[Records from a data collection]
......
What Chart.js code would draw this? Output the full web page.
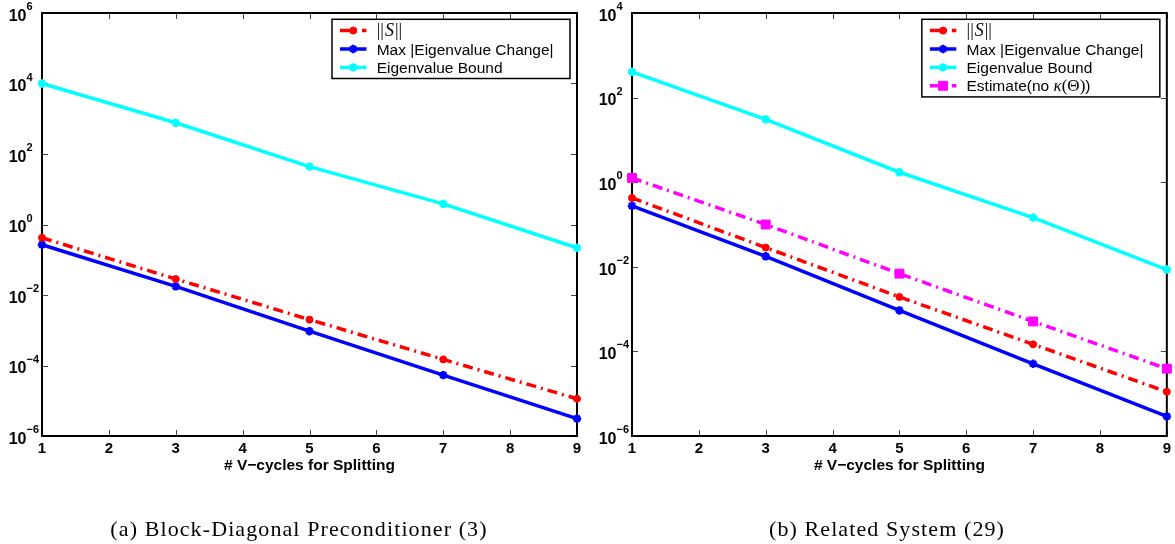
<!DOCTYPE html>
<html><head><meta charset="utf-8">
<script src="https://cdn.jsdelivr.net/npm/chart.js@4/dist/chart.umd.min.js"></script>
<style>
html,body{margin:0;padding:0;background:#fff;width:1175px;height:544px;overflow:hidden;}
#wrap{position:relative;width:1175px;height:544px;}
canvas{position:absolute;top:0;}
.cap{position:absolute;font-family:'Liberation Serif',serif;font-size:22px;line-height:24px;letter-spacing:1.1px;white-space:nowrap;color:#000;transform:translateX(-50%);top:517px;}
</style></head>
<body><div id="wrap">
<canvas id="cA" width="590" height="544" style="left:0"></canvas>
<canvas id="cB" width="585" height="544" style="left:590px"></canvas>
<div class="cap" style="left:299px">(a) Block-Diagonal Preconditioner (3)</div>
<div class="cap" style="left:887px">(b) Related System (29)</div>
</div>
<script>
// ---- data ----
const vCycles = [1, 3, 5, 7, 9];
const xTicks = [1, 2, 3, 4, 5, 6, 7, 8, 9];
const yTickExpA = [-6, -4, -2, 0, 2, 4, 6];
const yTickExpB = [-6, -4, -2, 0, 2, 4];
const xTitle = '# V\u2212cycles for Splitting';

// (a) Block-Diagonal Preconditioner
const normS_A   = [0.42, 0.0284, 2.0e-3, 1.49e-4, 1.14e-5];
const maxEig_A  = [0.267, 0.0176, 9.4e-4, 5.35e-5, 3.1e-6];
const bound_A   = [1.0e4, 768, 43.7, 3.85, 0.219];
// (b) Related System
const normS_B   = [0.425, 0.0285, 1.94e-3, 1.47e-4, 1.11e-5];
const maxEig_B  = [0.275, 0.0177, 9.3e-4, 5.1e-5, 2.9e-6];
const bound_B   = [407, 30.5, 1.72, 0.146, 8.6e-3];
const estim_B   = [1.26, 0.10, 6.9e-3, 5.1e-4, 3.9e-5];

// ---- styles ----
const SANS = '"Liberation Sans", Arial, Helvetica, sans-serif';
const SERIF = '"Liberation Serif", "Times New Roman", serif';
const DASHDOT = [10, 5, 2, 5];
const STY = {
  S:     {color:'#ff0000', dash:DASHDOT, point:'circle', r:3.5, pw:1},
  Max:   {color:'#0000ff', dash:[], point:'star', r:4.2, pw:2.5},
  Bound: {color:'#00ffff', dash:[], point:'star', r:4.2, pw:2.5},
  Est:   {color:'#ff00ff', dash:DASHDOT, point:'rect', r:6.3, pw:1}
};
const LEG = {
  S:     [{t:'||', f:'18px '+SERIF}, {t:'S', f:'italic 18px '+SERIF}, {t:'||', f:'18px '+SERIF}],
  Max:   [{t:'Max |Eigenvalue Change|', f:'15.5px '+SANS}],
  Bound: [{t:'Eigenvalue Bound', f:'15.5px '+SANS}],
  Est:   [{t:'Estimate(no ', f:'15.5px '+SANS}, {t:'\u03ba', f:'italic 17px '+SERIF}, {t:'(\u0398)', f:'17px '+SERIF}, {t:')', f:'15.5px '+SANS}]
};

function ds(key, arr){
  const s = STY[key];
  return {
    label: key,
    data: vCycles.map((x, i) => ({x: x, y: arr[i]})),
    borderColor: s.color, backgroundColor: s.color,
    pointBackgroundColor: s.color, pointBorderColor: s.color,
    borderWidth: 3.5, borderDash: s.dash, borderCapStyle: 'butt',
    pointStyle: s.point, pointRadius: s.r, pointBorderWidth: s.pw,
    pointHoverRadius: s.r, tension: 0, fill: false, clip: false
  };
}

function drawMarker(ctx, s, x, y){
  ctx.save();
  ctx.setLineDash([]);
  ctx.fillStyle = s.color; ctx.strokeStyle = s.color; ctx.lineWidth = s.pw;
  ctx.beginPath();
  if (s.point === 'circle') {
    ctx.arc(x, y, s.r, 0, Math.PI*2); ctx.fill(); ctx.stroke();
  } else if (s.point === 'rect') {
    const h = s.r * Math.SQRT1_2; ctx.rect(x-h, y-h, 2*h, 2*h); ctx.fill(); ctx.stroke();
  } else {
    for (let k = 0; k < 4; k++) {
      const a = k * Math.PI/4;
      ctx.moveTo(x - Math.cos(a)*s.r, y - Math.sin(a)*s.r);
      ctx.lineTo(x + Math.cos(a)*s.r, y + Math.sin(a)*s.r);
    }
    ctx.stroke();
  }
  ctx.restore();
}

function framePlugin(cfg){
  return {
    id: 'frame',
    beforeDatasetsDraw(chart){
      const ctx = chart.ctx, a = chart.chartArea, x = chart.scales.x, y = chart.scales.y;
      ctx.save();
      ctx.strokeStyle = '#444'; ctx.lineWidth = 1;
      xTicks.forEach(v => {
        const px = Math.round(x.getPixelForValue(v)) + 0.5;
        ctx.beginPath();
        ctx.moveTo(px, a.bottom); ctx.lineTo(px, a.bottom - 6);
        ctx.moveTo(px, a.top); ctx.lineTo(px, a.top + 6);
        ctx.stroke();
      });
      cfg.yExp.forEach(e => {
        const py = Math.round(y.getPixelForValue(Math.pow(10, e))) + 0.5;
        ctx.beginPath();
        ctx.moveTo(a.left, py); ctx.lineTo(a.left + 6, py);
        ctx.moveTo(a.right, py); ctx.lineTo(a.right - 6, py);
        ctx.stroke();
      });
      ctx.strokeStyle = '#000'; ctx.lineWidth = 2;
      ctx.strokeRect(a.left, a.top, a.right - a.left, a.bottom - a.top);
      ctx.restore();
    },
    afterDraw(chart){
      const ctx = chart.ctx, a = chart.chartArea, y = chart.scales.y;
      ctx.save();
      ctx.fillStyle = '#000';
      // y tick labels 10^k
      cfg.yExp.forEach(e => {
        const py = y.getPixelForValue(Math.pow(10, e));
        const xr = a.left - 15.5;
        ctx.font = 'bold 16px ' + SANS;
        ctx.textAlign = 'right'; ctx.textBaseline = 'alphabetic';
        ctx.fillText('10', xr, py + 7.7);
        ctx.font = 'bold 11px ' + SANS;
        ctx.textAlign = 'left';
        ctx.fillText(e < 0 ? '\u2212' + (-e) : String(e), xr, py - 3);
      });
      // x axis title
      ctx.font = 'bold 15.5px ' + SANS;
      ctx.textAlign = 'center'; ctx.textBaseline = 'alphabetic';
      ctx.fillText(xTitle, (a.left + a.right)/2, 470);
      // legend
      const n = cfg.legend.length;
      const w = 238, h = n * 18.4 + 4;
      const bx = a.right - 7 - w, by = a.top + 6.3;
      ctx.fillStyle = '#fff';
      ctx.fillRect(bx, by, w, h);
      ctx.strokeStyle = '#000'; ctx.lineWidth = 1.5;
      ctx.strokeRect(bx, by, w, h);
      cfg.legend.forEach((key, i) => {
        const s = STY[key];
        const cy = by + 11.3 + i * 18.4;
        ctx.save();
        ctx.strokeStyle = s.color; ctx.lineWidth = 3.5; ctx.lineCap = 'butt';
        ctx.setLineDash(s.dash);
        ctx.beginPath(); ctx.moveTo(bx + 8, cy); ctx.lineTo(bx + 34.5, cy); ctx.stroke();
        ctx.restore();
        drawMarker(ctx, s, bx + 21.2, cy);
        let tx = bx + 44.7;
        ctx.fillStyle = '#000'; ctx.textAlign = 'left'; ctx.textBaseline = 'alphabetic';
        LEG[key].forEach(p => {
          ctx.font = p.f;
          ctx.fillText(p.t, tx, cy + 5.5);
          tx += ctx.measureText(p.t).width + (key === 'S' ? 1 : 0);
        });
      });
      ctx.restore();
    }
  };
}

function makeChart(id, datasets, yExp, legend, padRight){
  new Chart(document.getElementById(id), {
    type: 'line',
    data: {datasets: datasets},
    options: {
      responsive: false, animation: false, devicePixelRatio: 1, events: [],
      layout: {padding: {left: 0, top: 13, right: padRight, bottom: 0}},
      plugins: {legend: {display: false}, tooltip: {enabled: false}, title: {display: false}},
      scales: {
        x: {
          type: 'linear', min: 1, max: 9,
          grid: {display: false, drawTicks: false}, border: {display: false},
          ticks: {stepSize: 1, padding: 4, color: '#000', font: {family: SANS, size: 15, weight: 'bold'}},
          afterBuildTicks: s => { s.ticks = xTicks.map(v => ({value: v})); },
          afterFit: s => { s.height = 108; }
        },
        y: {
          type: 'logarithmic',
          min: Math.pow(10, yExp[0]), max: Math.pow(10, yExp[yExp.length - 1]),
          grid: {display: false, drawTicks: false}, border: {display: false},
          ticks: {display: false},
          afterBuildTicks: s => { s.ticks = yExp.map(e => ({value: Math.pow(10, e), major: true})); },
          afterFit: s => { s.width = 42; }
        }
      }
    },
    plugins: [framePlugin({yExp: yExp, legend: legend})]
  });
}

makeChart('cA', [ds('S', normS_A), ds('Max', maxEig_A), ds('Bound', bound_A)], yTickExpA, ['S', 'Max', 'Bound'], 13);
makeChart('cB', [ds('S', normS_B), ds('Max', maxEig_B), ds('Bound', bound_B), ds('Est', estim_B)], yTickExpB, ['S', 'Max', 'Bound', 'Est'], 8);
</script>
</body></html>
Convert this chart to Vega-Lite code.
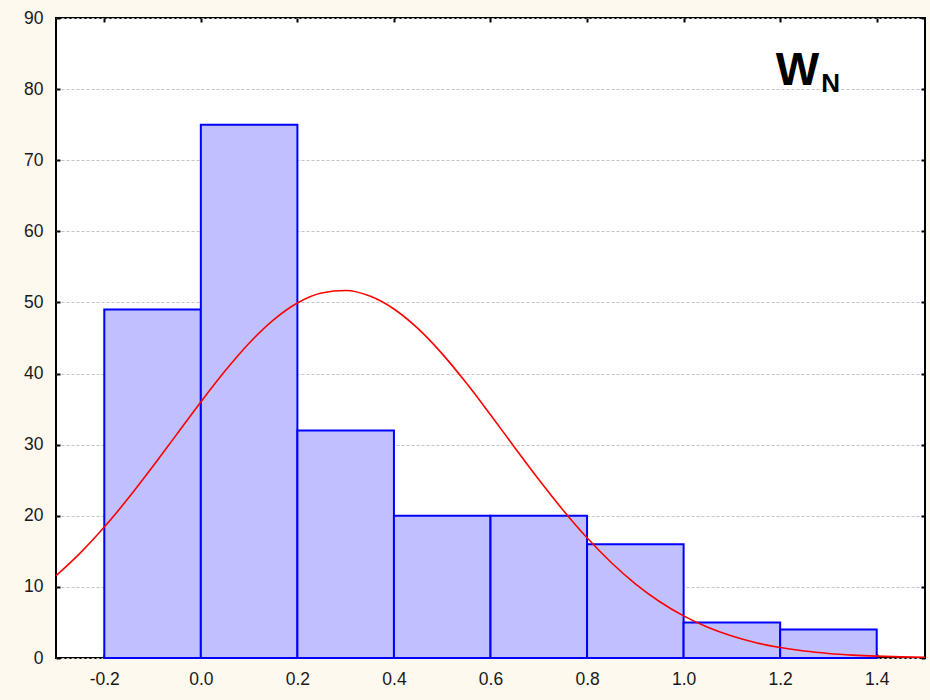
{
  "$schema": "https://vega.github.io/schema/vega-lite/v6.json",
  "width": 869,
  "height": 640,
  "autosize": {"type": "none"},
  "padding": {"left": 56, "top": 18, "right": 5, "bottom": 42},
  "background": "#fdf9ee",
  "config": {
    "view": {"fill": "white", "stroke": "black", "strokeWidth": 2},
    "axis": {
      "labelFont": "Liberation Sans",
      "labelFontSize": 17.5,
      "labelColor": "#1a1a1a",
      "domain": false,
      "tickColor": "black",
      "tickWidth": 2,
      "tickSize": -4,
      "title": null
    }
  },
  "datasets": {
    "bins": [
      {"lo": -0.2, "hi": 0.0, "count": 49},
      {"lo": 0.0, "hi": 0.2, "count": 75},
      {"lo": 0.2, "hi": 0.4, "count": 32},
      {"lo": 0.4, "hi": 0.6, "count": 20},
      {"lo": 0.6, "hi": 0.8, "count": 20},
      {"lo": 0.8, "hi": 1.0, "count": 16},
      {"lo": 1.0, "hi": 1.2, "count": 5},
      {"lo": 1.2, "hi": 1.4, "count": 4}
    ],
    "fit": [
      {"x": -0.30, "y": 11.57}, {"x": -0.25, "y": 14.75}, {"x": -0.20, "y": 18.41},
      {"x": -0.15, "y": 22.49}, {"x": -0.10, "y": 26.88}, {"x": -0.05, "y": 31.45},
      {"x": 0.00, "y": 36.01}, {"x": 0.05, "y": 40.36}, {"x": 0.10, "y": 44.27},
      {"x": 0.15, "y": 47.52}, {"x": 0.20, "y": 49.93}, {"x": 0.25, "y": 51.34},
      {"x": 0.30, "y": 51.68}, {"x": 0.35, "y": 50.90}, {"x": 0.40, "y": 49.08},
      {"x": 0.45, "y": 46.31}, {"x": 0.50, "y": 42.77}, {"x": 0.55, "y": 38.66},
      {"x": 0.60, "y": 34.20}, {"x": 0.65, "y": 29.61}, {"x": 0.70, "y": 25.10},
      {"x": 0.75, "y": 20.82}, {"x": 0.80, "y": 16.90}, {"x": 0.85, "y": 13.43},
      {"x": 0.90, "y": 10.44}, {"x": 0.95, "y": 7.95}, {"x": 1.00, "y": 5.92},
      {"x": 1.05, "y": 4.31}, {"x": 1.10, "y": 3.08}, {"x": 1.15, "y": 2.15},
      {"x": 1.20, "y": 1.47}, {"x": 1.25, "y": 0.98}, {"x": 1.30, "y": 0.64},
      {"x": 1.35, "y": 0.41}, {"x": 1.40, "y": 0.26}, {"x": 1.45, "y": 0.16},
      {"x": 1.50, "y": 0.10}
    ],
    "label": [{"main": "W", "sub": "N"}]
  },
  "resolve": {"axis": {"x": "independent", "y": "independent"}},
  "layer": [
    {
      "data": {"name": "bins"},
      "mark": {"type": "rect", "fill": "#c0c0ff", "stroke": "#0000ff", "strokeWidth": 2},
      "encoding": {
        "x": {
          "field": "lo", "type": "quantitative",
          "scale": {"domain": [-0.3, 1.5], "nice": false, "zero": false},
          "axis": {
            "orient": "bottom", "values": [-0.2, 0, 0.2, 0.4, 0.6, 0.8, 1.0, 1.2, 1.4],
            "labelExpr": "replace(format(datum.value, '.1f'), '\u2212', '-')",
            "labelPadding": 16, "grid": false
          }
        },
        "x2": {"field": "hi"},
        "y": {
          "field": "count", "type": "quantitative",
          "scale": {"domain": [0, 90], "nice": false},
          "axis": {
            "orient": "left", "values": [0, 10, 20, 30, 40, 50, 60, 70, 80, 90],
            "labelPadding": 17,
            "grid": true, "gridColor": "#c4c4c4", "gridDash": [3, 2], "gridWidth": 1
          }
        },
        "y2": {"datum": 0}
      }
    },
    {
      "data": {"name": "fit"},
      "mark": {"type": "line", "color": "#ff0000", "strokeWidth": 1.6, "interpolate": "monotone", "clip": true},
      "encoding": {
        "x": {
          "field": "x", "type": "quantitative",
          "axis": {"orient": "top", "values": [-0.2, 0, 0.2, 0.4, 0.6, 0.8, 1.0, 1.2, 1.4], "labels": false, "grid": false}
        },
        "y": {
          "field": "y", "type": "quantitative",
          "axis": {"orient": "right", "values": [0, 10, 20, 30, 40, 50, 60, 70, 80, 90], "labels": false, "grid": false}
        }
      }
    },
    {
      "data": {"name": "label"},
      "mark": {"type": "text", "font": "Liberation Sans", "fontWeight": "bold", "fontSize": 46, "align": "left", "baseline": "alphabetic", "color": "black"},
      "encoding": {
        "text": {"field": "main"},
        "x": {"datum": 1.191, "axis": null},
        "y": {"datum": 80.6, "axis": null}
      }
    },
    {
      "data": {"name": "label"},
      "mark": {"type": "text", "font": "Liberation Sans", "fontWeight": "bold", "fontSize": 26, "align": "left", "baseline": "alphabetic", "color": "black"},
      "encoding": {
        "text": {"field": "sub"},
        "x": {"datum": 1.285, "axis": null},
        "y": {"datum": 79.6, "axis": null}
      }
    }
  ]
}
......
> YOUR TASK
Give back exactly the lines from the top of the records to the line containing "const xTitle = '#", both included, and no pictures.

> OUTPUT BELOW
What Chart.js code would draw this? Output the full web page.
<!DOCTYPE html>
<html><head><meta charset="utf-8">
<script src="https://cdn.jsdelivr.net/npm/chart.js@4/dist/chart.umd.min.js"></script>
<style>
html,body{margin:0;padding:0;background:#fff;width:1175px;height:544px;overflow:hidden;}
#wrap{position:relative;width:1175px;height:544px;}
canvas{position:absolute;top:0;}
.cap{position:absolute;font-family:'Liberation Serif',serif;font-size:22px;line-height:24px;letter-spacing:1.1px;white-space:nowrap;color:#000;transform:translateX(-50%);top:517px;}
</style></head>
<body><div id="wrap">
<canvas id="cA" width="590" height="544" style="left:0"></canvas>
<canvas id="cB" width="585" height="544" style="left:590px"></canvas>
<div class="cap" style="left:299px">(a) Block-Diagonal Preconditioner (3)</div>
<div class="cap" style="left:887px">(b) Related System (29)</div>
</div>
<script>
// ---- data ----
const vCycles = [1, 3, 5, 7, 9];
const xTicks = [1, 2, 3, 4, 5, 6, 7, 8, 9];
const yTickExpA = [-6, -4, -2, 0, 2, 4, 6];
const yTickExpB = [-6, -4, -2, 0, 2, 4];
const xTitle = '# V\u2212cycles for Splitting';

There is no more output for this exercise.